[begin Records supplied]

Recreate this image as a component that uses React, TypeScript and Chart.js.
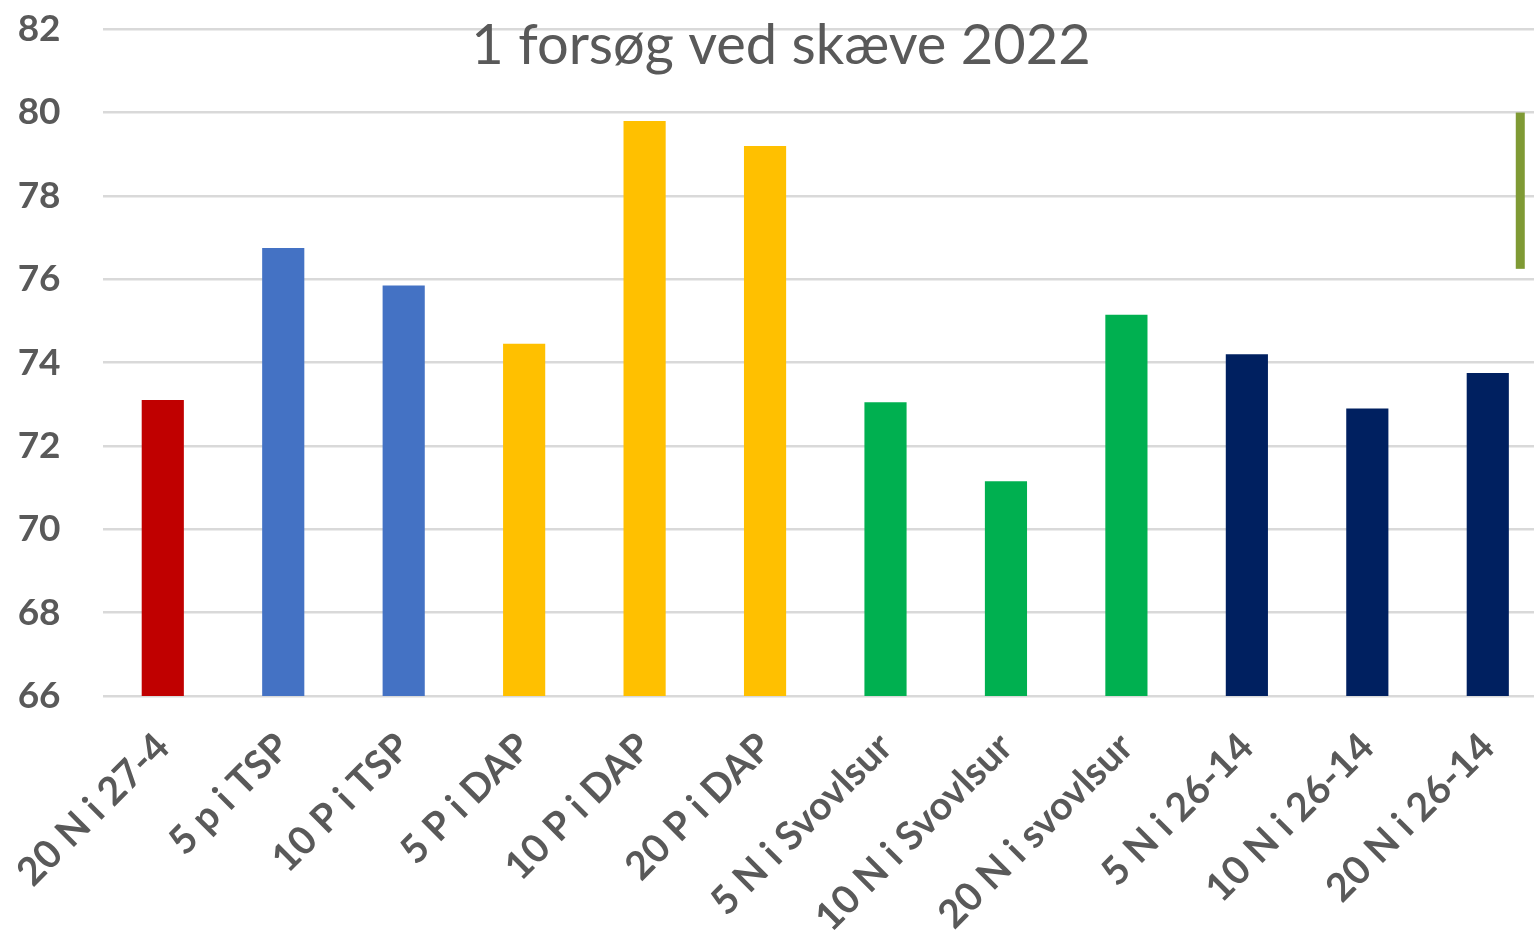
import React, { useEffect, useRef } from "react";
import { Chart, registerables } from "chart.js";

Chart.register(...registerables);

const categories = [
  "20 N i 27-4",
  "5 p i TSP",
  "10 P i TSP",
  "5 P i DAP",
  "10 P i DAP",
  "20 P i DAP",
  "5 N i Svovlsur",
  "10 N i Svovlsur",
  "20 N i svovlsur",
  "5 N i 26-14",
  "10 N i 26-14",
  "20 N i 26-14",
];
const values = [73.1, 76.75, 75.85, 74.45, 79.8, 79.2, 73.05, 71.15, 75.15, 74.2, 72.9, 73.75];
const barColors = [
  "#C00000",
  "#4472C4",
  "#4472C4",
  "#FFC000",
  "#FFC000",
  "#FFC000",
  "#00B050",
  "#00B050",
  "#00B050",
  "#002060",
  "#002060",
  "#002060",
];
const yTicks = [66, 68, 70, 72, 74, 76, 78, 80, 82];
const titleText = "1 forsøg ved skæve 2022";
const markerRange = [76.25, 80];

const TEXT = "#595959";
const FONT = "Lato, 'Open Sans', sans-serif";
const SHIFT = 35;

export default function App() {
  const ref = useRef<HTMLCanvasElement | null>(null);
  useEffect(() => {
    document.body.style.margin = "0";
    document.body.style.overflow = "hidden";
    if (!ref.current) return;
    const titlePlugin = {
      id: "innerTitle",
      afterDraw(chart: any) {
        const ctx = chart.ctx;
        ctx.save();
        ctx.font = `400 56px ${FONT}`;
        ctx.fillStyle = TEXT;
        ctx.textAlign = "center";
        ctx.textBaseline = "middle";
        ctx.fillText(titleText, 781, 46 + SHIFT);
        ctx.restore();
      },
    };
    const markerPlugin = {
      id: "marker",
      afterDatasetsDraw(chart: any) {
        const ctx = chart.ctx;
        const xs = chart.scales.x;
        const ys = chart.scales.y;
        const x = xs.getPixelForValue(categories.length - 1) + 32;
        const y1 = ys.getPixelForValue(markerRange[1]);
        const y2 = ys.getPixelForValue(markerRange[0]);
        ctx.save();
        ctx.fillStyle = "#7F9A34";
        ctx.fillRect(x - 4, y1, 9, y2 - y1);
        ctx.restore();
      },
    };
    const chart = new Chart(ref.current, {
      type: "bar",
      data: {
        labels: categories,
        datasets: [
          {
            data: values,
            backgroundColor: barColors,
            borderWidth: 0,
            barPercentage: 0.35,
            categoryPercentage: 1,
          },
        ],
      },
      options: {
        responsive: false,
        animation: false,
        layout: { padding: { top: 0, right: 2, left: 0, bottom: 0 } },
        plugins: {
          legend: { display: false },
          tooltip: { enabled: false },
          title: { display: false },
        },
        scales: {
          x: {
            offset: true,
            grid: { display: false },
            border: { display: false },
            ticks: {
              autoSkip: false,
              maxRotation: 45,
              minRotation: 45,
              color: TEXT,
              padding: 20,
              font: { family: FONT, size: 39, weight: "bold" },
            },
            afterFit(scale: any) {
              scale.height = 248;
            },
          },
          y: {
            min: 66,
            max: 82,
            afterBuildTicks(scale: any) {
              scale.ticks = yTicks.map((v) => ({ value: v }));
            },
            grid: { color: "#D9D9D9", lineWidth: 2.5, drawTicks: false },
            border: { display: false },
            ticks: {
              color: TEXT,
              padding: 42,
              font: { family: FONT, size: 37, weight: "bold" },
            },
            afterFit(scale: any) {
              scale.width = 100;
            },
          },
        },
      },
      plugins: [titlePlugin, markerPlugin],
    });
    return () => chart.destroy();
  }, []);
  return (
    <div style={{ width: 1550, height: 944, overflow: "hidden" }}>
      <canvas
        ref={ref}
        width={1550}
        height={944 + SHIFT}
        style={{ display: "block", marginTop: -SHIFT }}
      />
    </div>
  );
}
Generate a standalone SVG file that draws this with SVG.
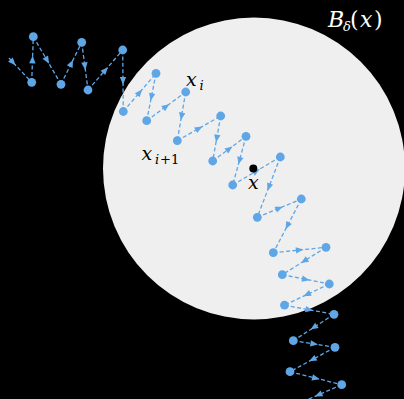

[end Records supplied]

■ **Exercise**
Copy the data word for word. Pictures do not go in the copy.

■ **Solution to the exercise**
Recreate this image as a component that uses React, TypeScript and Chart.js.
import React, { useEffect, useRef } from "react";
import { Chart, registerables } from "chart.js";

Chart.register(...registerables);

const categories = [
  "20 N i 27-4",
  "5 p i TSP",
  "10 P i TSP",
  "5 P i DAP",
  "10 P i DAP",
  "20 P i DAP",
  "5 N i Svovlsur",
  "10 N i Svovlsur",
  "20 N i svovlsur",
  "5 N i 26-14",
  "10 N i 26-14",
  "20 N i 26-14",
];
const values = [73.1, 76.75, 75.85, 74.45, 79.8, 79.2, 73.05, 71.15, 75.15, 74.2, 72.9, 73.75];
const barColors = [
  "#C00000",
  "#4472C4",
  "#4472C4",
  "#FFC000",
  "#FFC000",
  "#FFC000",
  "#00B050",
  "#00B050",
  "#00B050",
  "#002060",
  "#002060",
  "#002060",
];
const yTicks = [66, 68, 70, 72, 74, 76, 78, 80, 82];
const titleText = "1 forsøg ved skæve 2022";
const markerRange = [76.25, 80];

const TEXT = "#595959";
const FONT = "Lato, 'Open Sans', sans-serif";
const SHIFT = 35;

export default function App() {
  const ref = useRef<HTMLCanvasElement | null>(null);
  useEffect(() => {
    document.body.style.margin = "0";
    document.body.style.overflow = "hidden";
    if (!ref.current) return;
    const titlePlugin = {
      id: "innerTitle",
      afterDraw(chart: any) {
        const ctx = chart.ctx;
        ctx.save();
        ctx.font = `400 56px ${FONT}`;
        ctx.fillStyle = TEXT;
        ctx.textAlign = "center";
        ctx.textBaseline = "middle";
        ctx.fillText(titleText, 781, 46 + SHIFT);
        ctx.restore();
      },
    };
    const markerPlugin = {
      id: "marker",
      afterDatasetsDraw(chart: any) {
        const ctx = chart.ctx;
        const xs = chart.scales.x;
        const ys = chart.scales.y;
        const x = xs.getPixelForValue(categories.length - 1) + 32;
        const y1 = ys.getPixelForValue(markerRange[1]);
        const y2 = ys.getPixelForValue(markerRange[0]);
        ctx.save();
        ctx.fillStyle = "#7F9A34";
        ctx.fillRect(x - 4, y1, 9, y2 - y1);
        ctx.restore();
      },
    };
    const chart = new Chart(ref.current, {
      type: "bar",
      data: {
        labels: categories,
        datasets: [
          {
            data: values,
            backgroundColor: barColors,
            borderWidth: 0,
            barPercentage: 0.35,
            categoryPercentage: 1,
          },
        ],
      },
      options: {
        responsive: false,
        animation: false,
        layout: { padding: { top: 0, right: 2, left: 0, bottom: 0 } },
        plugins: {
          legend: { display: false },
          tooltip: { enabled: false },
          title: { display: false },
        },
        scales: {
          x: {
            offset: true,
            grid: { display: false },
            border: { display: false },
            ticks: {
              autoSkip: false,
              maxRotation: 45,
              minRotation: 45,
              color: TEXT,
              padding: 20,
              font: { family: FONT, size: 39, weight: "bold" },
            },
            afterFit(scale: any) {
              scale.height = 248;
            },
          },
          y: {
            min: 66,
            max: 82,
            afterBuildTicks(scale: any) {
              scale.ticks = yTicks.map((v) => ({ value: v }));
            },
            grid: { color: "#D9D9D9", lineWidth: 2.5, drawTicks: false },
            border: { display: false },
            ticks: {
              color: TEXT,
              padding: 42,
              font: { family: FONT, size: 37, weight: "bold" },
            },
            afterFit(scale: any) {
              scale.width = 100;
            },
          },
        },
      },
      plugins: [titlePlugin, markerPlugin],
    });
    return () => chart.destroy();
  }, []);
  return (
    <div style={{ width: 1550, height: 944, overflow: "hidden" }}>
      <canvas
        ref={ref}
        width={1550}
        height={944 + SHIFT}
        style={{ display: "block", marginTop: -SHIFT }}
      />
    </div>
  );
}
Generate a standalone SVG file that draws this with SVG.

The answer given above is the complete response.